Prof. Martin Stein from Münster University’s Centre for Teacher Education on learning and teaching in public places / Registration begins in April
Researchers from Germany, Austria and Switzerland will be meeting in Münster from September 16 to 19 to discuss the subject of learning and teaching in public places. The conference, organized by the University Centre for Teacher Education (ZfL), will be looking at the question of designing lessons and seminars outside schools and universities. Registrations for participation can be made April. In advance of the conference, Kathrin Nolte spoke to Prof. Martin Stein , Educational Director of the ZfL, about the challenges relating to teacher training at the University, teaching-practice centres and educational facilities.
Learning is something that takes place not only in school but also, increasingly, in museums, theatres or labs for schoolchildren. What is the aim of this conference entitled "Researching. Learning. Teaching in Public Places - The Wider View"?
The conference aims to stimulate an interdisciplinary dialogue on theoretical approaches to learning and teaching in public places, and on practical ways of implementing them, with the dialogue taking place primarily between three groups: representatives from teaching training at universities, the teacher-training centres, and schools.

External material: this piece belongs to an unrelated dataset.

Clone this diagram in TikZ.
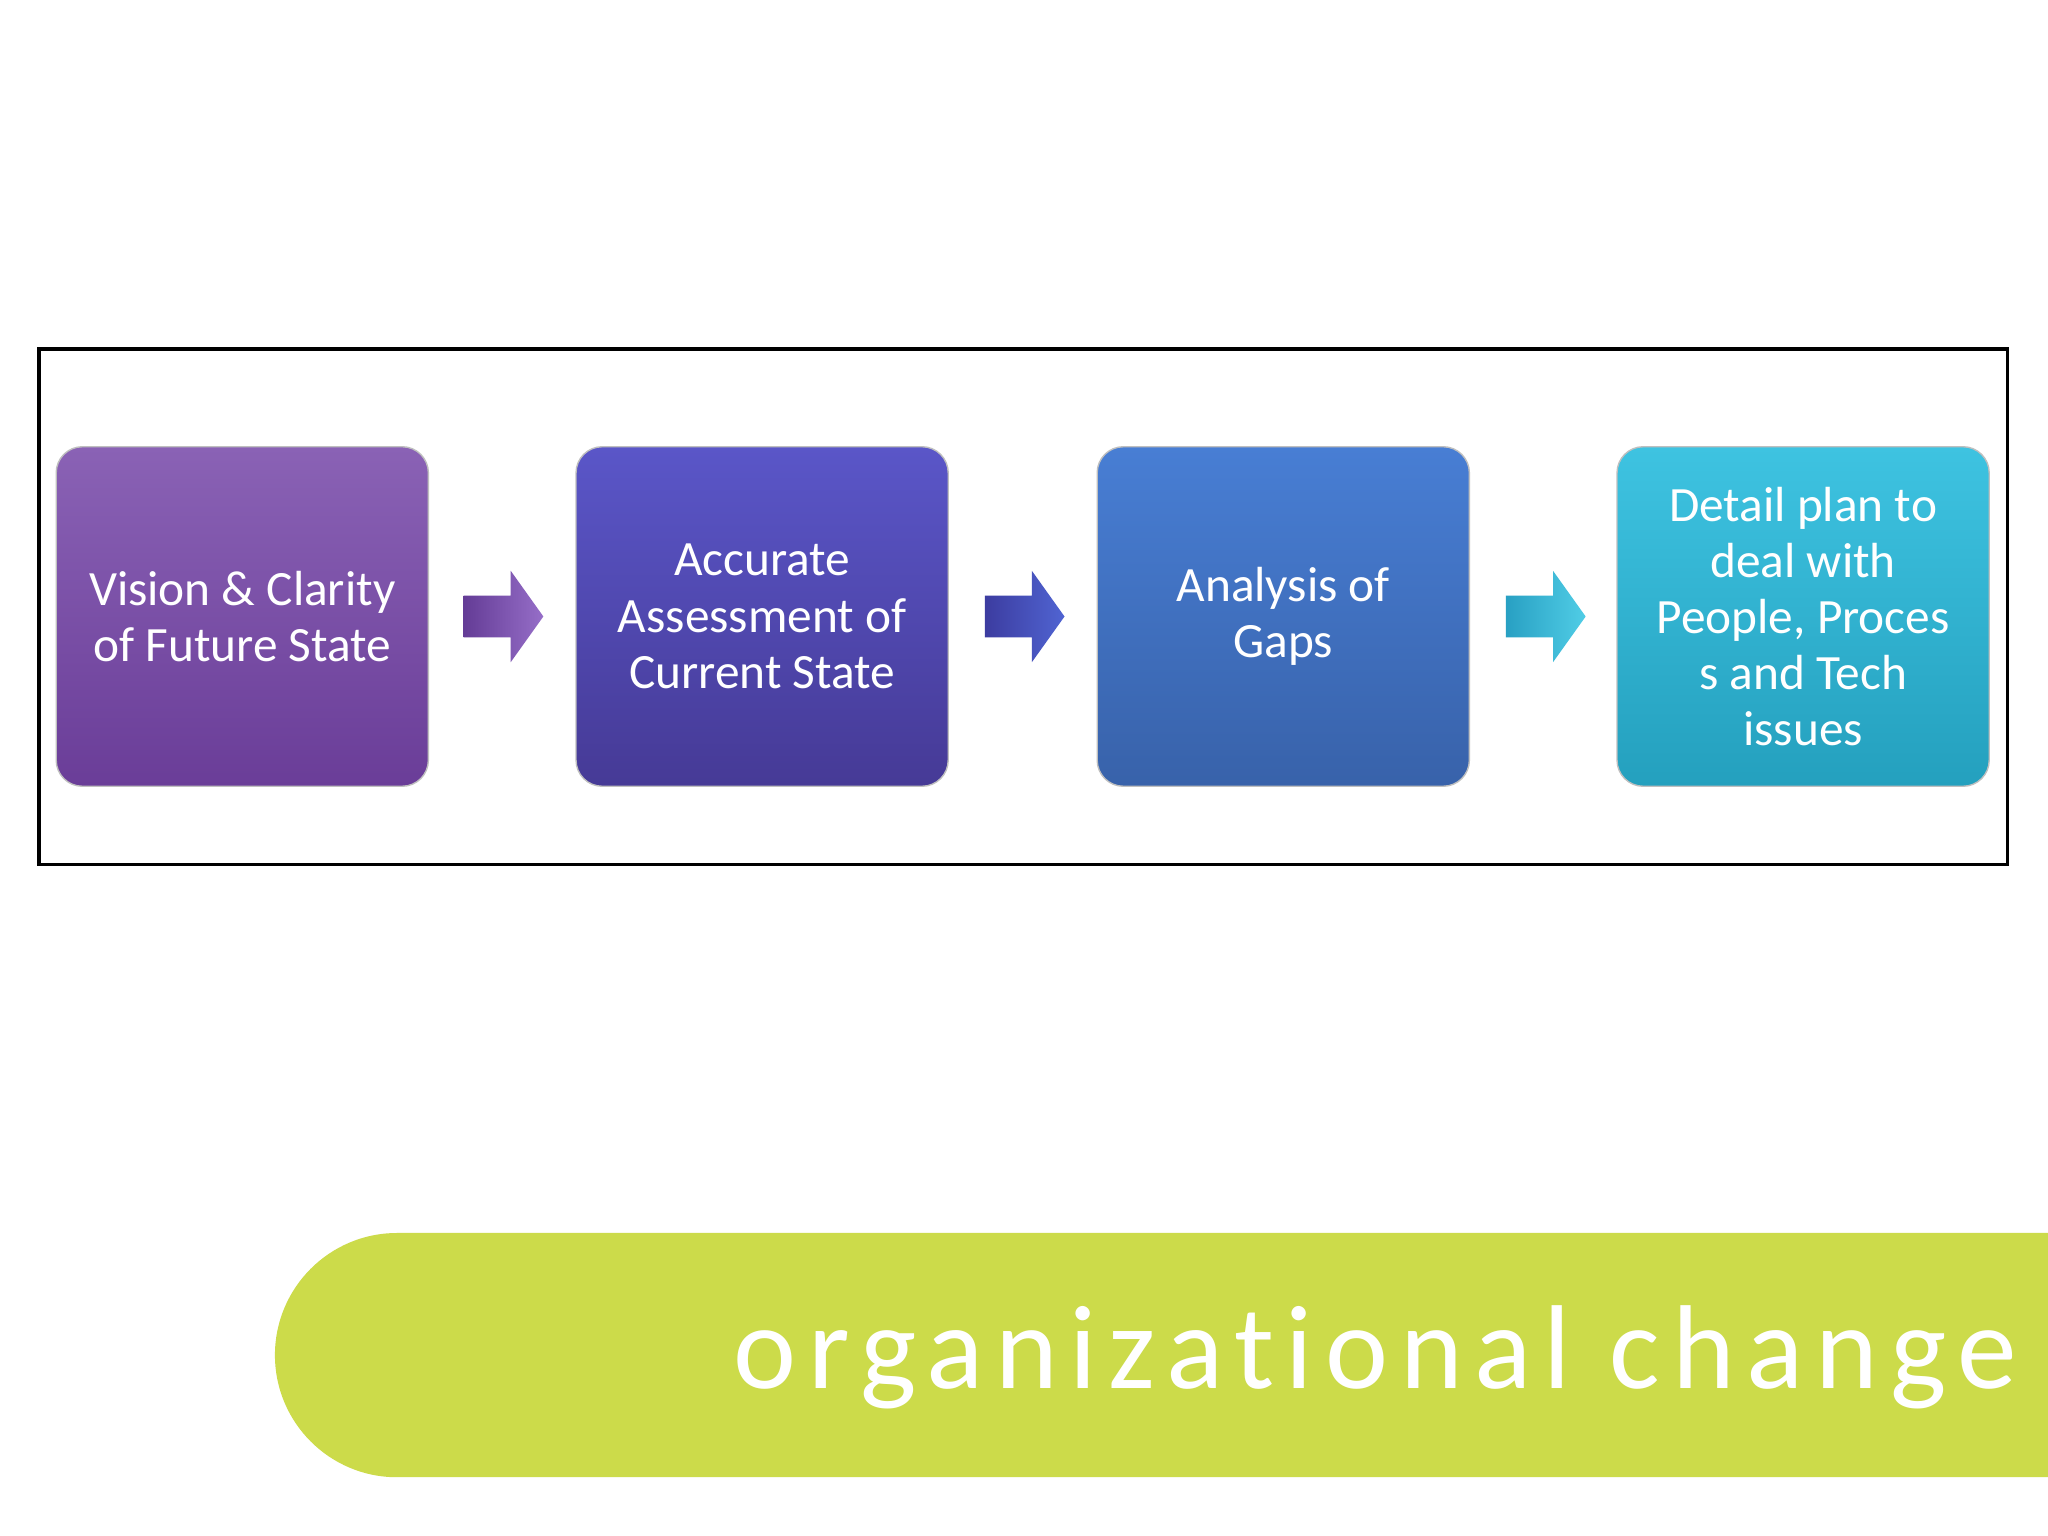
\documentclass[tikz,border=0pt]{standalone}
\usepackage{fontspec}
\setmainfont{Carlito}
\begin{document}
\begin{tikzpicture}[x=0.02cm,y=-0.02cm,
 box/.style={rounded corners=0.4cm,minimum width=5.7cm,minimum height=5.2cm,align=center,text=white,font=\fontsize{21.5}{24.5}\selectfont,draw=black!25,line width=0.6pt}]
\useasboundingbox (0,0) rectangle (1568,1176);
\fill[white] (0,0) rectangle (1568,1176);
\draw[line width=1.6pt] (30,267) rectangle (1537,662);
\node[box,top color={rgb,255:red,138;green,98;blue,181},bottom color={rgb,255:red,106;green,61;blue,152}] (b1) at (185.5,472) {Vision \& Clarity\\of Future State};
\node[box,top color={rgb,255:red,90;green,86;blue,200},bottom color={rgb,255:red,70;green,58;blue,150}] (b2) at (583.5,472) {Accurate\\Assessment of\\Current State};
\node[box,top color={rgb,255:red,72;green,126;blue,212},bottom color={rgb,255:red,56;green,98;blue,170}] (b3) at (982.5,472) {Analysis of\\Gaps};
\node[box,top color={rgb,255:red,62;green,195;blue,225},bottom color={rgb,255:red,36;green,160;blue,190}] (b4) at (1380.5,472) {Detail plan to\\deal with\\People, Proces\\s and Tech\\issues};
\foreach \x/\c/\d in {355/{rgb,255:red,100;green,60;blue,150}/{rgb,255:red,150;green,110;blue,200},754/{rgb,255:red,60;green,60;blue,160}/{rgb,255:red,80;green,100;blue,210},1153/{rgb,255:red,40;green,160;blue,195}/{rgb,255:red,80;green,205;blue,230}}
 \shade[left color=\c,right color=\d] (\x,456) -- (\x+36,456) -- (\x+36,437) -- (\x+61,472) -- (\x+36,507) -- (\x+36,488) -- (\x,488) -- cycle;
\fill[fill={rgb,255:red,204;green,219;blue,74}] (1568,944) -- (304,944) arc[start angle=90,end angle=270,radius=93.5*0.02cm] -- (1568,1131) -- cycle;
\node[anchor=base east,text=white,inner sep=0pt,font=\fontsize{52}{56}\selectfont\addfontfeature{LetterSpace=10,Ligatures=NoCommon}] (t) at (1545,1063) {organizational change};
\end{tikzpicture}
\end{document}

Didactics cannot be seen in isolation from the subjects themselves - which is why, to get the wider perspective, we include the views of the individual subjects with their specific expertise. This means, for example, that the subject of 'excursions' can be addressed by both subject teachers and educationalists among geographers or biologists. So the content of the conference is correspondingly wide-ranging and will be including not only talks, but also workshops involving everything from the Natural Sciences to the Humanities and Art.

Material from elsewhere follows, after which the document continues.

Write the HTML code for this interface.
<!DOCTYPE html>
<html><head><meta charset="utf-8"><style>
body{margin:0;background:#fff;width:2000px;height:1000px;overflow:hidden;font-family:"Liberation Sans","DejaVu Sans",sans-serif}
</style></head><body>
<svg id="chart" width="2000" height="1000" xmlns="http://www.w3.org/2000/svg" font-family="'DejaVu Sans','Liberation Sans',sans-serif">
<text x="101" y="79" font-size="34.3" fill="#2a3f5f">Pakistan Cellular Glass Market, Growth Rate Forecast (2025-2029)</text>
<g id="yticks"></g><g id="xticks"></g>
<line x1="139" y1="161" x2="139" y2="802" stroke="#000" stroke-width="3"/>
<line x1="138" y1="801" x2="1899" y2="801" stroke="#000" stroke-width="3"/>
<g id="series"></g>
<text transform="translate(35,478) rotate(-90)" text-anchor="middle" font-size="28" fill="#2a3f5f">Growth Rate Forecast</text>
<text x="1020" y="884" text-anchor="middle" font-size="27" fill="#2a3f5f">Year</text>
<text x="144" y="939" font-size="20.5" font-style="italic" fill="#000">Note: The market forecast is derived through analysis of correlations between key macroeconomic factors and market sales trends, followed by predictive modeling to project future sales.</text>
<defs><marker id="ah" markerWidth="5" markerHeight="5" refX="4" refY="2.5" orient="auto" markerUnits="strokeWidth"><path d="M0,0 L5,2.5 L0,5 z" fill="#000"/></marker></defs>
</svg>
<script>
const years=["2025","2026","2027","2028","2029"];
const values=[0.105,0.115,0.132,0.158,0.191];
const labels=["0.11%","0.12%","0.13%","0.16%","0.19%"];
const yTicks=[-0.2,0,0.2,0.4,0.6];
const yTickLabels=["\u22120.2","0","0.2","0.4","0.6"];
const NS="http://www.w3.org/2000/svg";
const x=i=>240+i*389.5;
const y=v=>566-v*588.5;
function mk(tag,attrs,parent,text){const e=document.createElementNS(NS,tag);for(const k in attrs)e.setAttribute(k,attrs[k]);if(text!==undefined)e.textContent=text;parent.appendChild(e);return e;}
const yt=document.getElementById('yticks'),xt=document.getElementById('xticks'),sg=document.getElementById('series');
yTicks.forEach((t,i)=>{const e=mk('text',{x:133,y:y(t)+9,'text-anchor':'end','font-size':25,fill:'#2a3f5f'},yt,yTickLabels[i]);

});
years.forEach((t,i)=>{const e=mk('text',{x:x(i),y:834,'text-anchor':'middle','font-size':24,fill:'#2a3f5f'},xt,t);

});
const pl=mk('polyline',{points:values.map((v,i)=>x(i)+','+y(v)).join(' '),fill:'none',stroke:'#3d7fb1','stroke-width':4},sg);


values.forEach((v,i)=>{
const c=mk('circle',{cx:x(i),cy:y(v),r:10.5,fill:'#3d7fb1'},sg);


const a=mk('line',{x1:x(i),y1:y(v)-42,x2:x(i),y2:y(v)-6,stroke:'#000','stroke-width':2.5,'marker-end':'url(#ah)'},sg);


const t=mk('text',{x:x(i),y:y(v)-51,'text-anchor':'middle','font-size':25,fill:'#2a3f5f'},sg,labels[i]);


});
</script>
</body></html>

From an academic point of view, how can public places of learning be meaningfully integrated into school lessons or university teaching?
Integrating public places of learning into teaching at schools and universities always makes sense wherever it supports the process of researching or investigating 'natural places'. History teachers, biologists and geographers, to name just three examples, have always gone out into the world. By using GPS or QR codes on buildings, public places can be enriched with information in virtual space, thus widening the range of what can be learned.
What challenges does this produce for teacher training?
The government of the state of North Rhine-Westphalia has incorporated content relating to out-of-school learning and to collaboration with partners outside schools into its core curricula for junior level at grammar schools. They are currently being brought up to date. However, the subject is nothing new for teacher training at Münster. An example of this is the "Mathbridges" project at Münster University in which, in collaboration with twelve international partner universities, a team of lecturers and students of the didactics of mathematics - headed by Prof. Stanislaw Schukajlow-Wasjutinski - have developed real-life estimation tasks involving twelve bridges from all over the world. This project is an excellent example of how to combine the promotion of mathematical skills with work carried out in public places.